[Rows from a dataset of charts and code]
————

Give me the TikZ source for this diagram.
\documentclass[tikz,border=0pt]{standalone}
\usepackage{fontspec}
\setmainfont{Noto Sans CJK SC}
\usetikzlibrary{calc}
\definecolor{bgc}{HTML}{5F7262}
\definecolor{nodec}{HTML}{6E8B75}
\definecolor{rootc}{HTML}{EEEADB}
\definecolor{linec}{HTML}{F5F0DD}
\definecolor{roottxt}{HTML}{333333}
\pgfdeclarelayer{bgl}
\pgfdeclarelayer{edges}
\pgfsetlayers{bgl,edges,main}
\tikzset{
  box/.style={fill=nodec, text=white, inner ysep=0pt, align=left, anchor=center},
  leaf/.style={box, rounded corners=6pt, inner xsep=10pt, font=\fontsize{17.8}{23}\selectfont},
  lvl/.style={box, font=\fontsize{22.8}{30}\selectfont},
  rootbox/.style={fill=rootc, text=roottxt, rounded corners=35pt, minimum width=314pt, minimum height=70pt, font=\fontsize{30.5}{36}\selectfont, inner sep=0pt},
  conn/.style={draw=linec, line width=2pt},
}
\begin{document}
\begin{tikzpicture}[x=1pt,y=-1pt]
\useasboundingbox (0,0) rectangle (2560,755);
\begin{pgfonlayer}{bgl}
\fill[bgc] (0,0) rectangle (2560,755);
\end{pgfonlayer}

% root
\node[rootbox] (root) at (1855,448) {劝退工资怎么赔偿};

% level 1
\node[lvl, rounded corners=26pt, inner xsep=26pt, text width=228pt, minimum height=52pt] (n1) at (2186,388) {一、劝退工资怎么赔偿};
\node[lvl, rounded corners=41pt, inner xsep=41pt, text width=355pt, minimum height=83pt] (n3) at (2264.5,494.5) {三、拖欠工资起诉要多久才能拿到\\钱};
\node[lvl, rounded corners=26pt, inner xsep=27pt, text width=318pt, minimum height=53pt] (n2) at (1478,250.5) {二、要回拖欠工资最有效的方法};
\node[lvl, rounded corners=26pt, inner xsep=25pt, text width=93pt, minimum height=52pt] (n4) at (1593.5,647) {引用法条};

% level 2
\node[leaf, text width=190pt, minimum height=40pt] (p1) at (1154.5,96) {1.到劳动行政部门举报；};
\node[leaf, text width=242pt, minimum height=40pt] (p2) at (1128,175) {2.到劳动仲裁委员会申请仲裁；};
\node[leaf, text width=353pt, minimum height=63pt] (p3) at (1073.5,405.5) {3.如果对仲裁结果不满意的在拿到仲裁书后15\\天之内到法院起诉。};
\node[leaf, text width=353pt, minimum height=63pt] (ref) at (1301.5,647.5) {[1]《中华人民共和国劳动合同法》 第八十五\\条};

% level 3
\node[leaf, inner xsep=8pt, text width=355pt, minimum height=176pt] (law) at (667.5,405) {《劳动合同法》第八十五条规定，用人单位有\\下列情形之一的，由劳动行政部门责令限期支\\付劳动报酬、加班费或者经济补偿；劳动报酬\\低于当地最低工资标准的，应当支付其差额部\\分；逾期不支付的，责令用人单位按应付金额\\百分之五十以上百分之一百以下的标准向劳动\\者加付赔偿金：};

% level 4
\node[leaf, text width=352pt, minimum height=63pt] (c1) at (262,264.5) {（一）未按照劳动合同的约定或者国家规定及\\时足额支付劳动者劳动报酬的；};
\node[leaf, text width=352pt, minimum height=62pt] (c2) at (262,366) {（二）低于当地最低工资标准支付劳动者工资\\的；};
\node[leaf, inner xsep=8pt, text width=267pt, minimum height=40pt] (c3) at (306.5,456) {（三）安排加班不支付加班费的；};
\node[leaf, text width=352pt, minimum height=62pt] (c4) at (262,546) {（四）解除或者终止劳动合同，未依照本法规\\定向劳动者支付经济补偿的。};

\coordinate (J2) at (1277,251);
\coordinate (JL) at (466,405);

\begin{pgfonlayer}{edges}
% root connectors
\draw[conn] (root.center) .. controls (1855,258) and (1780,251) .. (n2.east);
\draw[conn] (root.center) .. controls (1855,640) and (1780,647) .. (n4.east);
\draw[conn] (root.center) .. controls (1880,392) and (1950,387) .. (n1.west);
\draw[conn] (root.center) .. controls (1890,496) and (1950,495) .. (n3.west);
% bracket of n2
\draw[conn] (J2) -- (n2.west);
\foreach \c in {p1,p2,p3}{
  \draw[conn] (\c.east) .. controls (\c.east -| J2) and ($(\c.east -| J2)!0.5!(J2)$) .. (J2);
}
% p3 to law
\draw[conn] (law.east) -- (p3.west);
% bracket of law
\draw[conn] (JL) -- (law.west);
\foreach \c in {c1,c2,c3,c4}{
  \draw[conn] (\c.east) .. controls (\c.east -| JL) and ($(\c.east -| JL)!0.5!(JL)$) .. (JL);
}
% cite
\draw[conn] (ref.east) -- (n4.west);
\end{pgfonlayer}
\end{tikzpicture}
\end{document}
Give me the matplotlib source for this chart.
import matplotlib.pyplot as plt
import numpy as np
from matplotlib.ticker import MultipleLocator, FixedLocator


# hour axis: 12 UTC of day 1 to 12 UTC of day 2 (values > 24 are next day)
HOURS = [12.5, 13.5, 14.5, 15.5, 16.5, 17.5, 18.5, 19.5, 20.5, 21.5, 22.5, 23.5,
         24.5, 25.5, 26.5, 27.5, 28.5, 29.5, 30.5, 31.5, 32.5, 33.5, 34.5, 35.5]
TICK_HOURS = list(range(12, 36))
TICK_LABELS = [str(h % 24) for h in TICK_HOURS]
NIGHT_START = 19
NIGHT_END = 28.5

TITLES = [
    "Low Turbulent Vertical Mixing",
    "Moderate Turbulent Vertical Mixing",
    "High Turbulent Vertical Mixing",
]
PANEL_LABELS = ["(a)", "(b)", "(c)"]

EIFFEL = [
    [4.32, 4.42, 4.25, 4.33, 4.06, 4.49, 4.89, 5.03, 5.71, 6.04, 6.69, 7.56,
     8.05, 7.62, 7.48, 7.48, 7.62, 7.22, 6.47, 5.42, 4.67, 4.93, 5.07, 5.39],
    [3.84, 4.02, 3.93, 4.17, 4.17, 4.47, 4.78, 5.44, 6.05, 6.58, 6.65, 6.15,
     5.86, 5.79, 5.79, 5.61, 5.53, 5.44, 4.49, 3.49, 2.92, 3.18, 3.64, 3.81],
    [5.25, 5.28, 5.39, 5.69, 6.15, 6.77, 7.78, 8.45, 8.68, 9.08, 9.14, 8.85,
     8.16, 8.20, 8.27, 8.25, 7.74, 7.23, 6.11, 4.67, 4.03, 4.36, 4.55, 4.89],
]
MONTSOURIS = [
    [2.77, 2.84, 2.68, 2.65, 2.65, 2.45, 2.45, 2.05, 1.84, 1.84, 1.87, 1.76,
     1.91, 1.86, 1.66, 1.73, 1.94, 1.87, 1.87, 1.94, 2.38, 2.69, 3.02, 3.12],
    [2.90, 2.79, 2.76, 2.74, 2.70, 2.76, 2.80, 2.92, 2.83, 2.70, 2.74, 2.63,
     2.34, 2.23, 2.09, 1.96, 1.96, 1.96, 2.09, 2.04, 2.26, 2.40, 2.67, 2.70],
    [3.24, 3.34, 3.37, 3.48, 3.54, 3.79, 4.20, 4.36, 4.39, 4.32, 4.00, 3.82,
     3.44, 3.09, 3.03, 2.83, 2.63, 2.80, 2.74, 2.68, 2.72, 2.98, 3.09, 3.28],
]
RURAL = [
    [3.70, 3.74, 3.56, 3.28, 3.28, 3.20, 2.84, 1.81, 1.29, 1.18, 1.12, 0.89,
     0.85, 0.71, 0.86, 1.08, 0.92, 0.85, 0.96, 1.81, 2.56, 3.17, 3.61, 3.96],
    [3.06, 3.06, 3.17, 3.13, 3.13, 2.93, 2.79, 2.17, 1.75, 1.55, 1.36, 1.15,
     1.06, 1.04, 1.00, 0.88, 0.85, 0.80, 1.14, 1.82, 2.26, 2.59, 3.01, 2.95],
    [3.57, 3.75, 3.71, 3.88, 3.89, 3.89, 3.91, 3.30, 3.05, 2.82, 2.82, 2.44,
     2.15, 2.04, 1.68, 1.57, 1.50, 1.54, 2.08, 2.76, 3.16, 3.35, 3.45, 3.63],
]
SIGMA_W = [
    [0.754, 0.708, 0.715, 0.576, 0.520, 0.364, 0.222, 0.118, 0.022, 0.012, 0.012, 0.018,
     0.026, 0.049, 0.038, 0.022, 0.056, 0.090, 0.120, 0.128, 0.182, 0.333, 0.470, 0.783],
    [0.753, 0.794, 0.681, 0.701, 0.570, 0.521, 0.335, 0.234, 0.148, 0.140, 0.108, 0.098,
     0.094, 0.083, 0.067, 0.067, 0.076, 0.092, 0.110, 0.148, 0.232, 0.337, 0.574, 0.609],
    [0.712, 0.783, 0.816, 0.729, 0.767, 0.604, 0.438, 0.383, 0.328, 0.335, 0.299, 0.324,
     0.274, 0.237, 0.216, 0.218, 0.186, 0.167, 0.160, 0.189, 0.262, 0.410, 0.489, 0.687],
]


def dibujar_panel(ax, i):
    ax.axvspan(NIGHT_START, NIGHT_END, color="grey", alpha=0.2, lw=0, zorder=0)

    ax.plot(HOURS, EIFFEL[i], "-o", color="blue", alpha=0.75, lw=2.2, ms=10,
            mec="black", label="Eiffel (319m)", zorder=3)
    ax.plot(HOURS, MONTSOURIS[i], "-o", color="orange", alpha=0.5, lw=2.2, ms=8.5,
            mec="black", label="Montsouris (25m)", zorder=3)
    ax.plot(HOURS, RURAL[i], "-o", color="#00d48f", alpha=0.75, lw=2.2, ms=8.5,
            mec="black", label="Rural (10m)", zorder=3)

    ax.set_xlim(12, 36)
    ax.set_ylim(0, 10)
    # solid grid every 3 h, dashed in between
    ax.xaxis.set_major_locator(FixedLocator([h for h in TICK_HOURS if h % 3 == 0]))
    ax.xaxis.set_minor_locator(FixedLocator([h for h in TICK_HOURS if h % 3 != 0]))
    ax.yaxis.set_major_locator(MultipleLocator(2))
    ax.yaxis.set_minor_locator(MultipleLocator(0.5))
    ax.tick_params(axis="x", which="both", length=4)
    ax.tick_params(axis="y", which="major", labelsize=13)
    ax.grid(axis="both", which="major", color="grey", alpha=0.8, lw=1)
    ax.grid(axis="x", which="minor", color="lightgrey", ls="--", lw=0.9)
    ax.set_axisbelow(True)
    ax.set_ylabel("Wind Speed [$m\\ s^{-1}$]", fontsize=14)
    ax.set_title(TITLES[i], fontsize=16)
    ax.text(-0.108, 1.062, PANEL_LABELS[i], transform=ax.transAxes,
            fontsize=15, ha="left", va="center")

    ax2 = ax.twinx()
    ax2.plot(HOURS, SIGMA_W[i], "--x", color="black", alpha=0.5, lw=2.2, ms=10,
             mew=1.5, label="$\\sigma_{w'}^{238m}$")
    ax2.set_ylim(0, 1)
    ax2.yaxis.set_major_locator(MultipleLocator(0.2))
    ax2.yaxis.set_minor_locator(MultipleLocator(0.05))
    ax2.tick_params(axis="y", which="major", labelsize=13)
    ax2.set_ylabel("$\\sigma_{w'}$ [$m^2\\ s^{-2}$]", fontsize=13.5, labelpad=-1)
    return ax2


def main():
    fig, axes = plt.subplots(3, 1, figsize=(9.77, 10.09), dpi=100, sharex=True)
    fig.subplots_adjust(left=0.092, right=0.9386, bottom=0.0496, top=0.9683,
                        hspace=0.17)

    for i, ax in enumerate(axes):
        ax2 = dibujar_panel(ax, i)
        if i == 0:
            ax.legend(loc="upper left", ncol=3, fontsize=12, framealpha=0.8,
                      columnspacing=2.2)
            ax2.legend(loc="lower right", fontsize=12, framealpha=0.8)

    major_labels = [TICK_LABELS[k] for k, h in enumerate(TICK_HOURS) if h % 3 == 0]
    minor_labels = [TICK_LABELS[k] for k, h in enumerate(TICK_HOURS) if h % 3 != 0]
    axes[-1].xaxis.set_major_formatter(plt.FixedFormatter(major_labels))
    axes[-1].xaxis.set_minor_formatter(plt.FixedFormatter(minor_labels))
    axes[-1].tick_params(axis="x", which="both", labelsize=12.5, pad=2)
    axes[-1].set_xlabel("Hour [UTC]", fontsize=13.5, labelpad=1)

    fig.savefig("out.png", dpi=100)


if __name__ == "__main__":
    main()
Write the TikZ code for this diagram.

————

DIRECTIONS FOR THIS TASK — Copy every line that contains the string "diagram".

WRITTEN SOLUTION —
Give me the TikZ source for this diagram.
Write the TikZ code for this diagram.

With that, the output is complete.